Como claramente resulta do disposto no artigo 285º, n.º 3 do CPPT, neste recurso de revista, apenas é permitido ao Supremo Tribunal Administrativo aplicar definitivamente o regime jurídico que julgue adequado, aos factos materiais fixados pelo tribunal recorrido, não devendo o recurso servir para conhecer, em exclusivo, de nulidades da decisão recorrida ou de questões novas anteriormente não apreciadas pelas instâncias.
Igualmente não pode servir o recurso de revista para apreciar estritas questões de inconstitucionalidade normativa, que podem discutir-se em recurso de fiscalização concreta de constitucionalidade.
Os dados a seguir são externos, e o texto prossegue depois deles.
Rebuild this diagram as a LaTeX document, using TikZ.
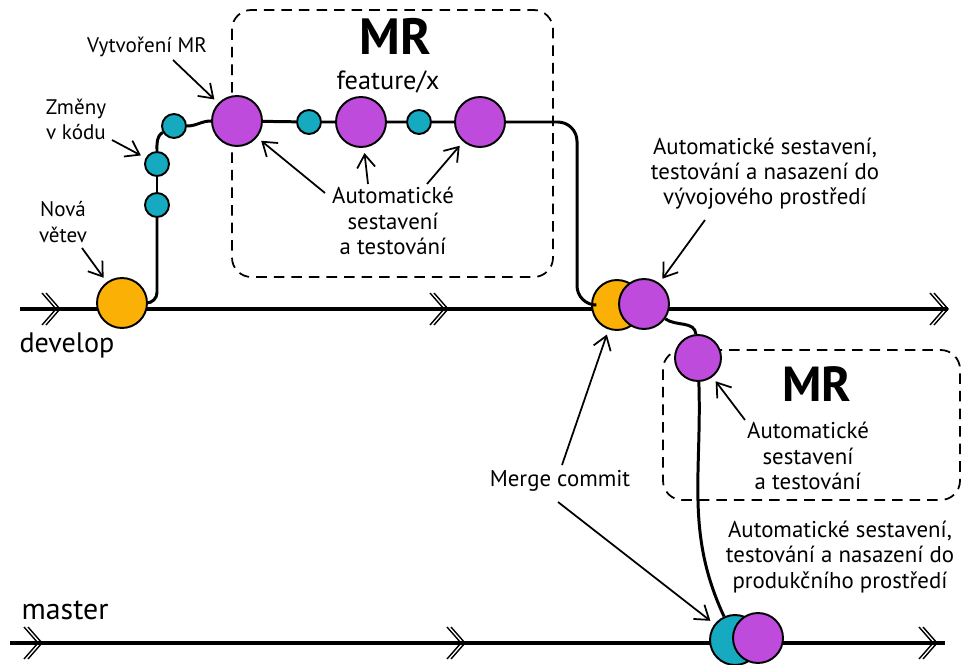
\documentclass[tikz,border=0pt]{standalone}
\usepackage{fontspec}
\setmainfont{PT Sans}
\usetikzlibrary{arrows.meta}
\definecolor{commitorange}{HTML}{FAB005}
\definecolor{commitpurple}{HTML}{BE4BDB}
\definecolor{committeal}{HTML}{15AABF}
\tikzset{
  trunk/.style={line width=2pt},
  branchline/.style={line width=1.7pt},
  commit/.style={circle, draw, line width=1.1pt, inner sep=0pt, minimum size=1cm},
  small/.style={circle, draw, line width=1.1pt, inner sep=0pt, minimum size=0.48cm, fill=committeal},
  note/.style={line width=1pt, -{Straight Barb[length=2.6mm,width=3.6mm,line width=1pt]}, shorten >=3pt},
  lbl/.style={font=\fontsize{13}{14.3}\selectfont, align=center, inner sep=0pt},
  tag/.style={font=\fontsize{12}{14.3}\selectfont, align=center, inner sep=0pt},
  mrlbl/.style={font=\fontsize{29}{31}\selectfont\bfseries, inner sep=0pt},
  mrbox/.style={line width=1pt, rounded corners=11pt, dash pattern=on 6pt off 4pt},
  chev/.pic={
    \draw[line width=0.8pt] (-14,-16) -- (0,0) -- (-14,16);
    \draw[line width=0.8pt] (-18,-16) -- (-4,0) -- (-18,16);
  }
}
\begin{document}
\begin{tikzpicture}[x=0.02cm, y=-0.02cm]
  \useasboundingbox (0,0) rectangle (970,665);
  % develop and master
  \coordinate (d0) at (20,309);
  \coordinate (d1) at (948,309);
  \coordinate (m0) at (10,643);
  \coordinate (m1) at (945,643);
  \draw[trunk] (d0) -- (d1);
  \draw[trunk] (m0) -- (m1);
  \pic at (60,309) {chev};
  \pic at (448,309) {chev};
  \pic at (948,309) {chev};
  \pic at (42,643) {chev};
  \pic at (465,643) {chev};
  \pic at (937,643) {chev};
  % merge requests
  \draw[mrbox] (232,10) rectangle (553,277);
  \draw[mrbox] (663,350) rectangle (960,500);
  % commits
  \node[commit, fill=commitorange] (nv) at (122,303) {};
  \node[small] (z1) at (157,205) {};
  \node[small] (z2) at (157,164) {};
  \node[small] (z3) at (174,126) {};
  \node[commit, fill=commitpurple] (mr1) at (237,121) {};
  \node[small] (t1) at (309,122) {};
  \node[commit, fill=commitpurple] (p2) at (361,122) {};
  \node[small] (t2) at (419,122) {};
  \node[commit, fill=commitpurple] (p3) at (480,122) {};
  \node[commit, fill=commitorange] (mg) at (617,305) {};
  \node[commit, fill=commitpurple] (mp) at (644,304) {};
  \node[commit, fill=commitpurple, minimum size=0.92cm] (p4) at (698,358) {};
  \node[commit, fill=committeal] (mt) at (735,640) {};
  \node[commit, fill=commitpurple] (mq) at (758,638) {};
  % branch
  \coordinate (k1) at (577,200);
  \begin{scope}[branchline]
    \draw[rounded corners=6pt] (nv.east) -| (z1);
    \draw (z1) -- (z2);
    \draw (z2) to[out=90,in=-150] (z3);
    \draw (z3) to[out=0,in=180] (mr1);
    \draw (mr1) -- (t1) -- (p2) -- (t2) -- (p3);
    \draw[rounded corners=11pt] (p3.east) -| (k1) |- (mg.west);
    \draw (mp) to[out=-35,in=95] (p4);
    \draw (p4) to[out=-88,in=115] (mt);
  \end{scope}
  % labels
  \node[tag] (vmr) at (147,47) {Vytvoření MR};
  \node[tag] (zm) at (76,119) {Změny\\v kódu};
  \node[tag] (nvv) at (63,222) {Nová\\větev};
  \node[lbl, font=\fontsize{16}{18}\selectfont] (devl) at (67,345) {develop};
  \node[lbl, font=\fontsize{17}{19}\selectfont] (mstl) at (65,610) {master};
  \node[mrlbl] (mr) at (395,36) {MR};
  \node[lbl, font=\fontsize{15}{17}\selectfont] (fx) at (388,82) {feature/x};
  \node[lbl] (at1) at (393,221) {Automatické\\sestavení\\a testování};
  \node[lbl] (at2) at (765,174) {Automatické sestavení,\\testování a nasazení do\\vývojového prostředí};
  \node[mrlbl, font=\fontsize{28}{30}\selectfont\bfseries] (mr2) at (817,384) {MR};
  \node[lbl] (at3) at (808,456) {Automatické\\sestavení\\a testování};
  \node[lbl] (at4) at (840,557) {Automatické sestavení,\\testování a nasazení do\\produkčního prostředí};
  \node[lbl] (mc) at (560,481) {Merge commit};
  % notes
  \coordinate (a1) at (173,60);
  \coordinate (a2) at (112,140);
  \coordinate (a3) at (82,248);
  \coordinate (a4) at (325,193);
  \coordinate (a5) at (368,184);
  \coordinate (a6) at (427,184);
  \coordinate (a7) at (705,220);
  \coordinate (a8) at (745,420);
  \coordinate (a9) at (562,465);
  \coordinate (a10) at (558,502);
  \begin{scope}[note]
    \draw (a1) -- (mr1);
    \draw (a2) -- (z2);
    \draw (a3) -- (nv);
    \draw (a4) -- (mr1);
    \draw (a5) -- (p2);
    \draw (a6) -- (p3);
    \draw (a7) -- (mp);
    \draw (a8) -- (p4);
    \draw (a9) -- (mg);
    \draw (a10) -- (mt);
  \end{scope}
\end{tikzpicture}
\end{document}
O presente recurso funda-se, essencialmente, no facto de os recorrentes entenderem que a sua admissão é claramente necessária para uma melhor aplicação do direito, uma vez que entendem que a decisão do TCA Sul é uma má decisão judiciária.
Pretendem que este Supremo Tribunal se debruce sobre a questão de saber se o Tribunal recorrido apreciou e aplicou correctamente o disposto no artigo 6º, n.º 1 do CIRC, no que respeita ao facto de aí estar consagrada uma presunção ilidível e o Tribunal recorrido ter considerado, face aos contornos concretos do caso, que se tratava, afinal, de uma presunção inelidível.
Porque, não se vislumbra que este Supremo Tribunal se tenha debruçado sobre esta questão de forma consistente e porque a mesma é susceptível de ser replicada em outras situações idênticas, impõe-se a admissão do recurso, essencialmente para aferir, tal como atrás se identificou, se o Tribunal recorrido fez uma correcta interpretação e aplicação do comando ínsito no referido artigo 6º, n.º 1 do CIRC, tendo em conta a especificidade do caso concreto, uma vez que da solução que venha a ser dada a estes autos se poderá firmar jurisprudência para casos semelhantes.
Assim, justifica-se a admissão do presente recurso, com o alcance atrás apontado.

Pelo exposto, acordam os juízes deste Supremo Tribunal Administrativo, Secção do Contencioso Tributário, que compõem a formação a que alude o artigo 285º, n.º 6 do CPPT, em admitir o presente recurso de revista.
Custas a final pelo vencido.
D.n.
Lisboa, 12 de Janeiro de 2022. – Aragão Seia (relator) – Isabel Marques da Silva – José Gomes Correia.